--- BEGIN MATERIAL SUPPLIED ---

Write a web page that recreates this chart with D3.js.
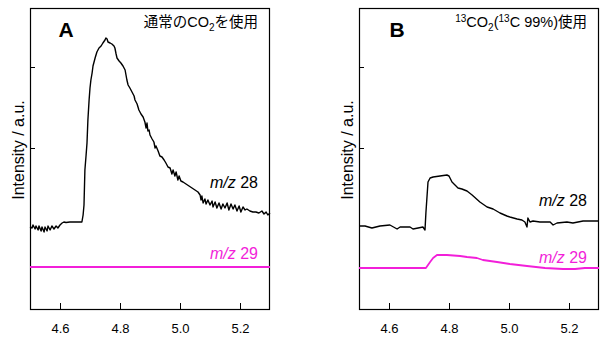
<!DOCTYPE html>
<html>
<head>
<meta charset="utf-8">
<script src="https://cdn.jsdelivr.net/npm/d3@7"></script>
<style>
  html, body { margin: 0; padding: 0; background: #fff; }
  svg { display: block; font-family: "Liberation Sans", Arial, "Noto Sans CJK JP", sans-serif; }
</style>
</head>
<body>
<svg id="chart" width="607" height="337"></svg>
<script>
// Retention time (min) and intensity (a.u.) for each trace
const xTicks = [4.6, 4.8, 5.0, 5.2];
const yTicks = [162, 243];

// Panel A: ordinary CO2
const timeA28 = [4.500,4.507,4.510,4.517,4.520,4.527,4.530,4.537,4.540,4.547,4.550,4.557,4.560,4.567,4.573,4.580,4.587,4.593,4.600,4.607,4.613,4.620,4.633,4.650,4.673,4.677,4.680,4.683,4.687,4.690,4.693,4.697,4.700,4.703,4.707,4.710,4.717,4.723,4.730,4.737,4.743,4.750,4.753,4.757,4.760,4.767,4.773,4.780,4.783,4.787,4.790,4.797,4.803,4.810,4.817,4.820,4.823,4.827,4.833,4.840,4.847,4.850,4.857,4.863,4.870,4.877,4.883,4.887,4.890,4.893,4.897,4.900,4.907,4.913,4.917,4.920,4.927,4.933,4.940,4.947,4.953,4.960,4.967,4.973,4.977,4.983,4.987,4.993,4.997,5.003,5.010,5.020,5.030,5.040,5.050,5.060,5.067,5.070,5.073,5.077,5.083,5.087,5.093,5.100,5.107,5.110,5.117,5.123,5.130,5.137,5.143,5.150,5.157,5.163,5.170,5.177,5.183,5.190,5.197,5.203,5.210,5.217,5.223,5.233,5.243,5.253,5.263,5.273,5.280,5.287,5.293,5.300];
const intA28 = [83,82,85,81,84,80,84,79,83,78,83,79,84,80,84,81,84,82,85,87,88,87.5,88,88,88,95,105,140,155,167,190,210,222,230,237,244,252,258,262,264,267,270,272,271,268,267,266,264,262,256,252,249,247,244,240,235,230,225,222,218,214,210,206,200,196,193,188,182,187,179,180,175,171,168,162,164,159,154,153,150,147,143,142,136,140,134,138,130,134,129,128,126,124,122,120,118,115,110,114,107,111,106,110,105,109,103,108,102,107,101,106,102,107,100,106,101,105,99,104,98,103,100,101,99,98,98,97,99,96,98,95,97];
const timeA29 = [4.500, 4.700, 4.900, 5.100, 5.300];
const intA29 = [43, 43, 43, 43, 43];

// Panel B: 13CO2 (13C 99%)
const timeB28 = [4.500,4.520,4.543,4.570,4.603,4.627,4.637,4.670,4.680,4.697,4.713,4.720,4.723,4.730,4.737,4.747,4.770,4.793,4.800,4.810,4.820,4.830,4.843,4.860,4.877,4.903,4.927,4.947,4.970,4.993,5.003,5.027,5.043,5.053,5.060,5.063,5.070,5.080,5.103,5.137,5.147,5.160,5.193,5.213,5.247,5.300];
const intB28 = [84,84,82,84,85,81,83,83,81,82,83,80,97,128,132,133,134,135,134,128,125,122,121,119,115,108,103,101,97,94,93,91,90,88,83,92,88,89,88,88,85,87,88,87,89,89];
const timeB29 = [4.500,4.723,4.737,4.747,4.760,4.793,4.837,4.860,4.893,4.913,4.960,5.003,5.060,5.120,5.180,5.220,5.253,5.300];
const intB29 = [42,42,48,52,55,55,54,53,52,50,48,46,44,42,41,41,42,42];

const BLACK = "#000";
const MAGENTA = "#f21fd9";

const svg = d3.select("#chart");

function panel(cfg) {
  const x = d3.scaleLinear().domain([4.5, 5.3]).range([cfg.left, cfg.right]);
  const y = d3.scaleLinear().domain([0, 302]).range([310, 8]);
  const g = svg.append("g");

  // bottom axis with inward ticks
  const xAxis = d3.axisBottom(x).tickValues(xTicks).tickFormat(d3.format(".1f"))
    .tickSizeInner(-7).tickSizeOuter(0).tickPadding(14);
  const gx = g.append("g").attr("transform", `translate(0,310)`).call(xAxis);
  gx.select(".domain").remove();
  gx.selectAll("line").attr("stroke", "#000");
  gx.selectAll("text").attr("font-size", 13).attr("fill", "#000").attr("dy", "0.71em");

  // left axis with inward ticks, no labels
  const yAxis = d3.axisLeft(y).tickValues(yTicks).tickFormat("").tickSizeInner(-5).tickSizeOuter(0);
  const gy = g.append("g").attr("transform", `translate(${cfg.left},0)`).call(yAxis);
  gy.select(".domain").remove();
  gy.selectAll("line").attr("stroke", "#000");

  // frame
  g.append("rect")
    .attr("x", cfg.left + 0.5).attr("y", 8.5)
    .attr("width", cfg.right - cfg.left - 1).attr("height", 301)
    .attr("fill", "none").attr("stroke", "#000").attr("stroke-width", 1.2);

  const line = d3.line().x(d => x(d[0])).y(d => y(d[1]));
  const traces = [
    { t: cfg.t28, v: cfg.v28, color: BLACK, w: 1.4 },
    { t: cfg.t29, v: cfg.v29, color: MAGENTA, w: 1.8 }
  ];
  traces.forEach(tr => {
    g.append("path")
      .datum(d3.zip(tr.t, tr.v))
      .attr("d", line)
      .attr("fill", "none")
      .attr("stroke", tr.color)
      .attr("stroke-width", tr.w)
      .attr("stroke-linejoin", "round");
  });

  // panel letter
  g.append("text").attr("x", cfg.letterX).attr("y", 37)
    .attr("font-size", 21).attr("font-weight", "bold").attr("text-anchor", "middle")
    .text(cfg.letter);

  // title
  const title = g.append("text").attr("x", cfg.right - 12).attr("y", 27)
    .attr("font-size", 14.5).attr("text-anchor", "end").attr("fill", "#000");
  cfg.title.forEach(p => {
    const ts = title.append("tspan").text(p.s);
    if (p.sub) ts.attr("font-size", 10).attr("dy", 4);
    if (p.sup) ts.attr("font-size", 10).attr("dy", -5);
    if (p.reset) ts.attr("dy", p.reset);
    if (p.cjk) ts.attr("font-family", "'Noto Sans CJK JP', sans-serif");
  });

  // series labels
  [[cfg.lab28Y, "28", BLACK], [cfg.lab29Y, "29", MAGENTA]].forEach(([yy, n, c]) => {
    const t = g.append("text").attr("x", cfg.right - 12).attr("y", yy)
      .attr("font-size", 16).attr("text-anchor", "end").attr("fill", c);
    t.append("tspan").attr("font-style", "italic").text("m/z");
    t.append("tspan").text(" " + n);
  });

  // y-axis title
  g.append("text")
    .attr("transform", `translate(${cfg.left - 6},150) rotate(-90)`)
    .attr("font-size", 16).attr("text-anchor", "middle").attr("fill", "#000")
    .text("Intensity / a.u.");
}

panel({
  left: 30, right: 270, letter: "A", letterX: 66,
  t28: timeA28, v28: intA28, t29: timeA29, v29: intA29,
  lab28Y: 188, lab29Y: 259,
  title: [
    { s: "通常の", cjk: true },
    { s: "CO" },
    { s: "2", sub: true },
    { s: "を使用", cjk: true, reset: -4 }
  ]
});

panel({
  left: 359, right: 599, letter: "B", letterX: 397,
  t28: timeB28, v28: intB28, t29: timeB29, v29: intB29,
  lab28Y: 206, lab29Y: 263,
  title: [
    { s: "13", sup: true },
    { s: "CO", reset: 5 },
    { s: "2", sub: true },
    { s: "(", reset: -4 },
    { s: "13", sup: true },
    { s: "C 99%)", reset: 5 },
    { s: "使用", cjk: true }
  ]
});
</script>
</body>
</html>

--- END MATERIAL SUPPLIED ---
--- BEGIN MATERIAL SUPPLIED ---

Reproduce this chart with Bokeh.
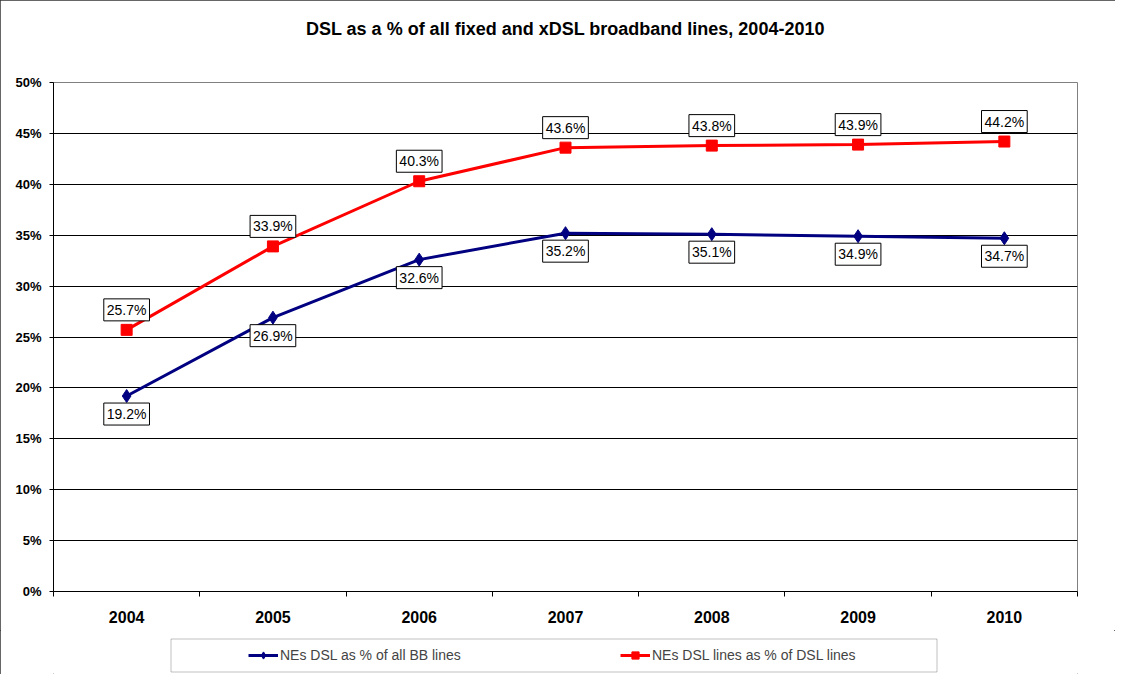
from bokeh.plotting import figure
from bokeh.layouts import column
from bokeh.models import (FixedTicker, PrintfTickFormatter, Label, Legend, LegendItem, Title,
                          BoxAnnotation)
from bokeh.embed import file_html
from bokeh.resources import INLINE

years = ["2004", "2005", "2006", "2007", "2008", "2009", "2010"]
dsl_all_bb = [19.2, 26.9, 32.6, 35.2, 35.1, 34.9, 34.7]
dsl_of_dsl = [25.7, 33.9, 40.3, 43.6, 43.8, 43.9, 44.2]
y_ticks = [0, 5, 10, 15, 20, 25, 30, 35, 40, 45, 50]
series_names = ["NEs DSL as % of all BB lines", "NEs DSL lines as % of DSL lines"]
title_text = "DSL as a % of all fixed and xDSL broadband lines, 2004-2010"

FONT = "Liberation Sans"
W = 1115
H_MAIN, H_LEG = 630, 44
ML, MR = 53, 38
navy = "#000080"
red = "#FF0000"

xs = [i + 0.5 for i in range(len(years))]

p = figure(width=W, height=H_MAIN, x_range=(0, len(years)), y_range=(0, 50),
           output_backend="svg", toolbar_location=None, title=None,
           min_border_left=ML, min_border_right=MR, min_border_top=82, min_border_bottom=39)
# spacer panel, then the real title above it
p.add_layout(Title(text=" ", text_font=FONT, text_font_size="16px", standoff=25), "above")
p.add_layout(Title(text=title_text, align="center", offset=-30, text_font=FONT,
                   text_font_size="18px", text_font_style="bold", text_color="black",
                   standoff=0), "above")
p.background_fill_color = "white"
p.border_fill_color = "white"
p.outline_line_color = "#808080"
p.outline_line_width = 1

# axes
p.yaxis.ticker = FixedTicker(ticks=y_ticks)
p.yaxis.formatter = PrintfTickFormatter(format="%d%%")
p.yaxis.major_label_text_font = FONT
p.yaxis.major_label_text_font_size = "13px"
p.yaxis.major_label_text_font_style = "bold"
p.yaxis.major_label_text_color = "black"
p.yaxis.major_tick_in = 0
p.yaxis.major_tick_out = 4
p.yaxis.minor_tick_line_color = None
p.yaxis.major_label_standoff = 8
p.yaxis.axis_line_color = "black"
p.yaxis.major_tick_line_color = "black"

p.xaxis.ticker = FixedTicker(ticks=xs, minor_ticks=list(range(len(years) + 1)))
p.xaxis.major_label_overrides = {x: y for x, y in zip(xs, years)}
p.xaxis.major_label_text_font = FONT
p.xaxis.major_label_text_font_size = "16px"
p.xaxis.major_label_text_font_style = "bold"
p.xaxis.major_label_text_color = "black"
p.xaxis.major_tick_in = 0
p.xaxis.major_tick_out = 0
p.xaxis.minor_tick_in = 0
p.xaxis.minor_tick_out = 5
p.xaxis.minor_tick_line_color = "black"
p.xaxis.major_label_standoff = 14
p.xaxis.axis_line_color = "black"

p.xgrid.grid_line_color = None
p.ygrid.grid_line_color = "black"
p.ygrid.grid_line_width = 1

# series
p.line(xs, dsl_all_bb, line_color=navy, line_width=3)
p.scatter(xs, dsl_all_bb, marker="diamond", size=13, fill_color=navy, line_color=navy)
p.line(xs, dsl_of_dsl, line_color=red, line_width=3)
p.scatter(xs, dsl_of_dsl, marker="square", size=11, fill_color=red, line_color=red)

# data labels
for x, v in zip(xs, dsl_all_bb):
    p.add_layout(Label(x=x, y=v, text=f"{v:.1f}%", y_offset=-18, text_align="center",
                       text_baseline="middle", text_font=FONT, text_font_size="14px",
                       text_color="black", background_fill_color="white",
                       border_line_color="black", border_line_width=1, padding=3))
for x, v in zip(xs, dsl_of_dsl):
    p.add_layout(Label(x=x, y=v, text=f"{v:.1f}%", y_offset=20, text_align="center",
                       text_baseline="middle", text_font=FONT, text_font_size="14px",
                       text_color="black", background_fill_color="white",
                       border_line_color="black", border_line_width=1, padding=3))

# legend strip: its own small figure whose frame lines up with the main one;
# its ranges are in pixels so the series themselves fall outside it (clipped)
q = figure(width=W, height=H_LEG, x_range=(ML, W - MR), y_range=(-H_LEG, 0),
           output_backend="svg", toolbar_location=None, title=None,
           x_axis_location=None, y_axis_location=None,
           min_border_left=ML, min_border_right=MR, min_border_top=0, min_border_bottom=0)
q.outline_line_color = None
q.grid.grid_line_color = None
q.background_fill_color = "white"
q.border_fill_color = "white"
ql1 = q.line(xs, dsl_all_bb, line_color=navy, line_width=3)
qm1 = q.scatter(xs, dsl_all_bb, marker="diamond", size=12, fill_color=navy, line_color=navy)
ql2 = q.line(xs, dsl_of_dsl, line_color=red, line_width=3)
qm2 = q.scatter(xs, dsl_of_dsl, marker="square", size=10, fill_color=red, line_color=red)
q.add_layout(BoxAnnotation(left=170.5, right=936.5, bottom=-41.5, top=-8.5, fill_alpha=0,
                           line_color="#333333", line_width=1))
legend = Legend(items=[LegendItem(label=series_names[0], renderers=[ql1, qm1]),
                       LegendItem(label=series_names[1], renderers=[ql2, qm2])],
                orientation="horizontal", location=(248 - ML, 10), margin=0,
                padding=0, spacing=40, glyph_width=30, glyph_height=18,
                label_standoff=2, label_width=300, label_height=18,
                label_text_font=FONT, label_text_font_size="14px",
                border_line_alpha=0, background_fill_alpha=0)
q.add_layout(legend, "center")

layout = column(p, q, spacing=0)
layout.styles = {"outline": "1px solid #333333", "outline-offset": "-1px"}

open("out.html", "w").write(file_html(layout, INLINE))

--- END MATERIAL SUPPLIED ---
--- BEGIN MATERIAL SUPPLIED ---

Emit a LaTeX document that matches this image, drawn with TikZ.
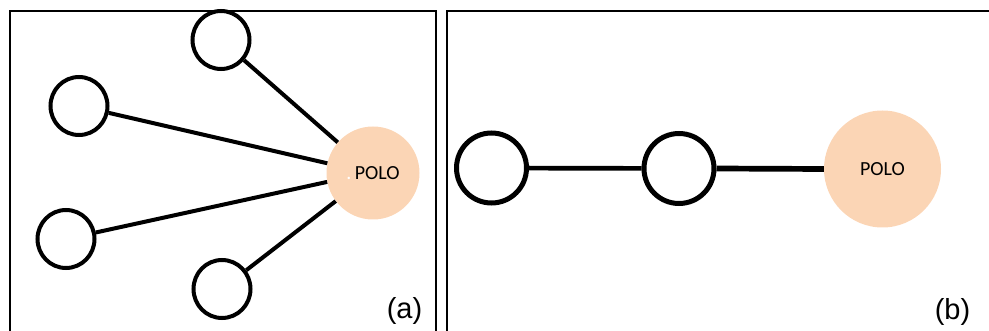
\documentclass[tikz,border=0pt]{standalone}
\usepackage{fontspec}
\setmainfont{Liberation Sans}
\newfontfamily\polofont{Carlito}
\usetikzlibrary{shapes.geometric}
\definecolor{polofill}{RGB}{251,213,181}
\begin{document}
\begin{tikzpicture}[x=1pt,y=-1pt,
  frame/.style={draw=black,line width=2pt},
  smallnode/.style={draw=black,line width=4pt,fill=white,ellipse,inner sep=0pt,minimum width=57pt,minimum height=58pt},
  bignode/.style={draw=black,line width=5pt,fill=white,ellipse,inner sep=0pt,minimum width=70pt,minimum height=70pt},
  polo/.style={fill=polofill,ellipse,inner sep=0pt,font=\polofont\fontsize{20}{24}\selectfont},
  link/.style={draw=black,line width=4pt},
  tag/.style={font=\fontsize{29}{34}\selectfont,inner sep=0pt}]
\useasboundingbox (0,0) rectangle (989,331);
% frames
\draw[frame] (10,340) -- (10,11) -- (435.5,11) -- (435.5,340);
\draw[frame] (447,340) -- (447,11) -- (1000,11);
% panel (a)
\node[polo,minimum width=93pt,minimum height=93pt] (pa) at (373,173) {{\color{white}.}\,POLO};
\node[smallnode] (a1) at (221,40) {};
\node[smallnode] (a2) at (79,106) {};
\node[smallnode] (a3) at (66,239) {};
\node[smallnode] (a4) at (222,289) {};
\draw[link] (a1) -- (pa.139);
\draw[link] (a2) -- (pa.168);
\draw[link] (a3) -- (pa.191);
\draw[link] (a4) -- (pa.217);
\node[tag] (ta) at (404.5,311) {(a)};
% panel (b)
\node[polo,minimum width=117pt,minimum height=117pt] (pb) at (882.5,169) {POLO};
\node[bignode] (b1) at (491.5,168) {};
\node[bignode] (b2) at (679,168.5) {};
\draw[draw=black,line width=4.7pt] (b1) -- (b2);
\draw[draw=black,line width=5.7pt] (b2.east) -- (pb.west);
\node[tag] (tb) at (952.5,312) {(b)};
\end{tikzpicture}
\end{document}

--- END MATERIAL SUPPLIED ---

• [TO BE DONE]:
Within the listing above, extract exactly the lines that run from the one containing "Reproduce this chart with Bokeh." through the one containing "from bokeh.resources import INLINE", excluding any pictures.

• [SOLUTION TO THE PROBLEM]:
Reproduce this chart with Bokeh.
from bokeh.plotting import figure
from bokeh.layouts import column
from bokeh.models import (FixedTicker, PrintfTickFormatter, Label, Legend, LegendItem, Title,
                          BoxAnnotation)
from bokeh.embed import file_html
from bokeh.resources import INLINE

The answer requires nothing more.